Europe's main stock markets mostly fell Monday as investors examined poor Chinese trade data that signalled fresh weakness in the world's second biggest economy, dealers said.
In late morning trade, London's benchmark FTSE 100 index fell 0.44 percent to 7,059.10 points, with the mining sector hit hard by the weak numbers.
In the eurozone, the CAC 40 in Paris slid 0.03 percent to 5,238.9 points, while Frankfurt's DAX 30 added 0.02 percent to 12,377 points.
In foreign exchange, the European single currency rose to $1.0599 from $1.0547 late in New York on Friday.

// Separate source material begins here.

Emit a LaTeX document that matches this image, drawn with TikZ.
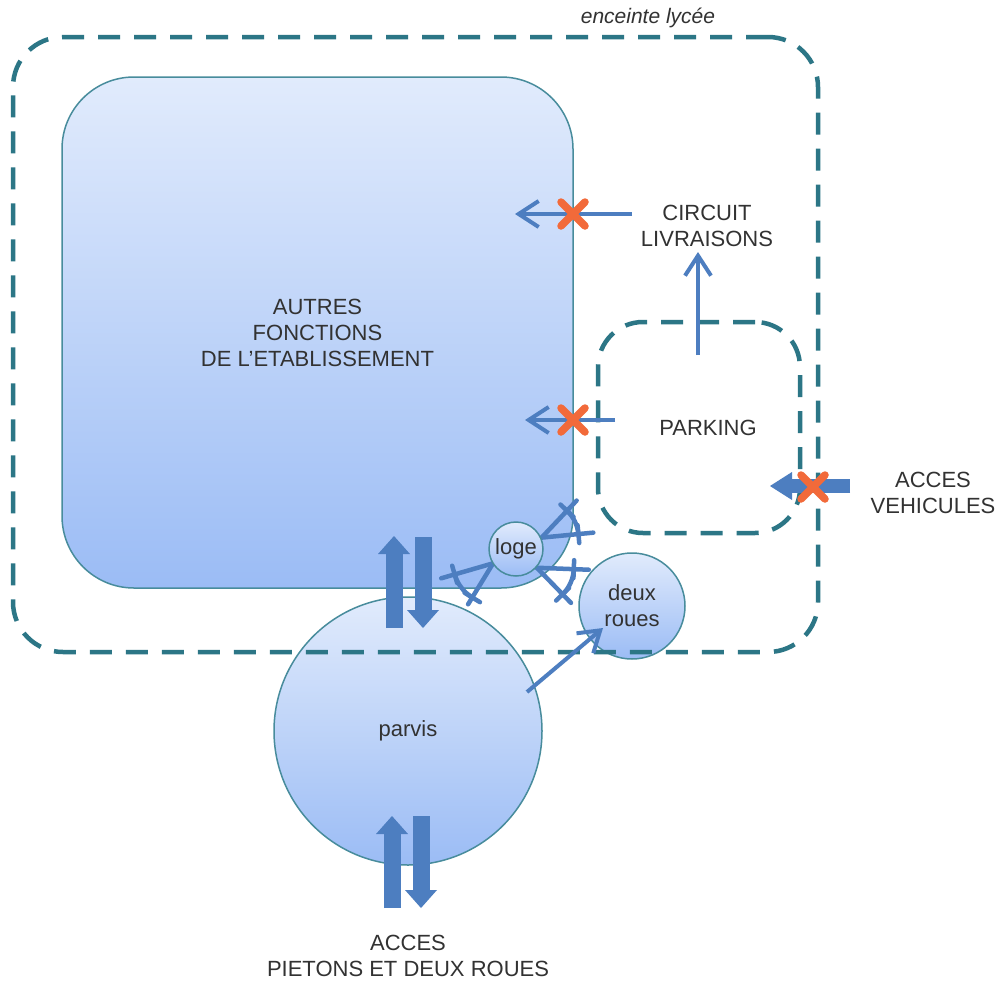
\documentclass[tikz,border=0pt]{standalone}
\usepackage{fontspec}
\setmainfont{Liberation Sans}
\usetikzlibrary{arrows.meta,calc}
\definecolor{fencecol}{RGB}{44,118,134}
\definecolor{edgecol}{RGB}{72,140,156}
\definecolor{arrblue}{RGB}{77,126,192}
\definecolor{xorange}{RGB}{242,106,58}
\definecolor{txtcol}{RGB}{50,50,50}
\definecolor{filltop}{RGB}{225,235,252}
\definecolor{fillbot}{RGB}{155,188,245}
\newcommand{\viewcone}[6]{%
  \draw[conestroke] (#1) -- ++(#2:#3);
  \draw[conestroke] (#1) -- ++(#4:#5);
  \draw[conestroke] (#1) ++(#2:#6) arc[start angle=#2, end angle=#4, radius=#6];
  \draw[conestroke] (#1) ++(#2:#6) ++(#2+90:9) -- ++(#2-90:18);
  \draw[conestroke] (#1) ++(#4:#6) ++(#4+90:9) -- ++(#4-90:18);
}
\begin{document}
\begin{tikzpicture}[x=1pt,y=-1pt,
  lbl/.style={text=txtcol, font=\fontsize{22}{26}\selectfont, align=center, inner sep=0pt},
  zone/.style={draw=edgecol, line width=1.5pt, top color=filltop, bottom color=fillbot},
  fence/.style={draw=fencecol, line width=4.5pt, dash pattern=on 22pt off 14pt},
  thinarr/.style={draw=arrblue, line width=4pt, -{Straight Barb[length=20pt,width=26pt]}},
  thickarr/.style={draw=arrblue, line width=17pt, -{Triangle[length=18pt,width=32pt,line width=0pt]}},
  conestroke/.style={draw=arrblue, line width=4.5pt, line cap=round},
  xmark/.pic={\draw[draw=xorange, line width=7.5pt, line cap=round] (-12,-12) -- (12,12) (-12,12) -- (12,-12);}
]
\useasboundingbox[fill=white] (0,0) rectangle (996,983);

% zones
\node[zone, lbl, rounded corners=72pt, minimum width=511pt, minimum height=511pt] (autres) at (317.5,332.5)
  {AUTRES\\FONCTIONS\\DE L’ETABLISSEMENT};
\node[zone, lbl, circle, minimum size=268pt] (parvis) at (408,731) {parvis};
\node[zone, lbl, circle, minimum size=106pt] (deux) at (632,606) {deux\\roues};

% view cones around the loge
\coordinate (loc) at (516,549);
\coordinate (cA) at ($(loc)+(212:27pt)$);
\coordinate (cB) at ($(loc)+(24:28pt)$);
\coordinate (cC) at ($(loc)+(318:28pt)$);
\viewcone{cA}{163.9}{54}{121.4}{48}{40}
\viewcone{cB}{-46.6}{51}{-5.5}{52}{37}
\viewcone{cC}{2.2}{52}{45.8}{49}{37}
\node[zone, lbl, circle, minimum size=54pt] (loge) at (loc) {loge};

% fences
\node[fence, rounded corners=50pt, minimum width=805pt, minimum height=615pt] (enceinte) at (415.5,344.5) {};
\node[lbl, font=\fontsize{21}{25}\selectfont\itshape] (enceinteLbl) at (648,18) {enceinte lycée};
\node[fence, rounded corners=45pt, minimum width=202pt, minimum height=211pt] (parking) at (699,427.5) {};
\node[lbl] (parkingLbl) at (708,428) {PARKING};
\node[lbl] (circuit) at (707,226) {CIRCUIT\\LIVRAISONS};
\node[lbl] (vehic) at (933,493) {ACCES\\VEHICULES};
\node[lbl] (pietons) at (408,956) {ACCES\\PIETONS ET DEUX ROUES};

% thin arrows
\coordinate (c1s) at (632,214); \coordinate (c1e) at (515,214);
\draw[thinarr] (c1s) -- (c1e);
\coordinate (p1s) at (615,420); \coordinate (p1e) at (525,420);
\draw[thinarr] (p1s) -- (p1e);
\coordinate (l1s) at (698,355); \coordinate (l1e) at (698,252);
\draw[thinarr] (l1s) -- (l1e);
\coordinate (r1s) at (527,692); \coordinate (r1e) at (603,628);
\draw[thinarr] (r1s) -- (r1e);

% thick arrows
\coordinate (u1s) at (394,628); \coordinate (u1e) at (394,536);
\coordinate (d1s) at (423,537); \coordinate (d1e) at (423,628);
\draw[thickarr] (u1s) -- (u1e);
\draw[thickarr] (d1s) -- (d1e);
\coordinate (u2s) at (392,908); \coordinate (u2e) at (392,816);
\coordinate (d2s) at (421,816); \coordinate (d2e) at (421,908);
\draw[thickarr] (u2s) -- (u2e);
\draw[thickarr] (d2s) -- (d2e);
\coordinate (v1s) at (850,486); \coordinate (v1e) at (770,486);
\draw[draw=arrblue, line width=14pt, -{Triangle[length=22pt,width=28pt,line width=0pt]}] (v1s) -- (v1e);

% crosses
\pic at (573,214) {xmark};
\pic at (573,420) {xmark};
\pic at (813,487) {xmark};
\end{tikzpicture}
\end{document}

China's customs administration said exports fell by a surprising 15 percent year-on-year in March, while imports tumbled 12.7 percent, in the latest data showing the Asian powerhouse economy is struggling.
The news weighed on the mining and resources sector in Europe, because China is a major consumer of many raw materials.
In London, BHP Billiton's share price tumbled 2.77 percent to 1,423 pence, leading the fallers on the FTSE 100 index.
Anglo American dived 1.81 percent to 1,003.5 pence, Antofagasta dropped 2.54 percent to 996 pence and Rio Tinto shed 1.57 percent to 2,792.5 pence.
"Beijing’s brutal trade figures have sparked a sell-off in the mineral-related stocks, and the overnight announcement from China has set the pace for the growth figures that are due out later this week," said IG analyst David Madden.
"The collapse in China’s trade balance on the month was so dramatic it left some traders wondering whether the figures were accurate, and other dealers viewed the dreadful numbers as a sign for further stimulus."
Before the weekend, European equities hit record highs on Friday as a weaker single currency boosted companies' exports from the eurozone, dealers said.
Across in Asia, however, markets mostly rose as the data stoked hopes for fresh easing measures in China.
Investors took the news as a cue to pump even more cash into equities, expecting China's leaders to unveil more easing measures on top of the two interest rate cuts since November and a reduction in the amount of cash banks must keep in reserve.
Hong Kong stocks leapt 2.73 percent and Shanghai rallied 2.17 percent.
Seoul gained 0.53 percent, while Tokyo ended marginally lower and Sydney shed 0.14 percent.
"Asian markets shrugged off another poor set of Chinese trade data today," said Rebecca O'Keeffe, head of investment at online stockbroker Interactive Investor.
"However, once again, weakness has been viewed as a reason to expect further stimulus from Chinese policy makers, prompting Chinese shares to rally."
Wall Street provided another strong lead Friday, boosted by a string of merger announcements last week and a huge asset sale by General Electric.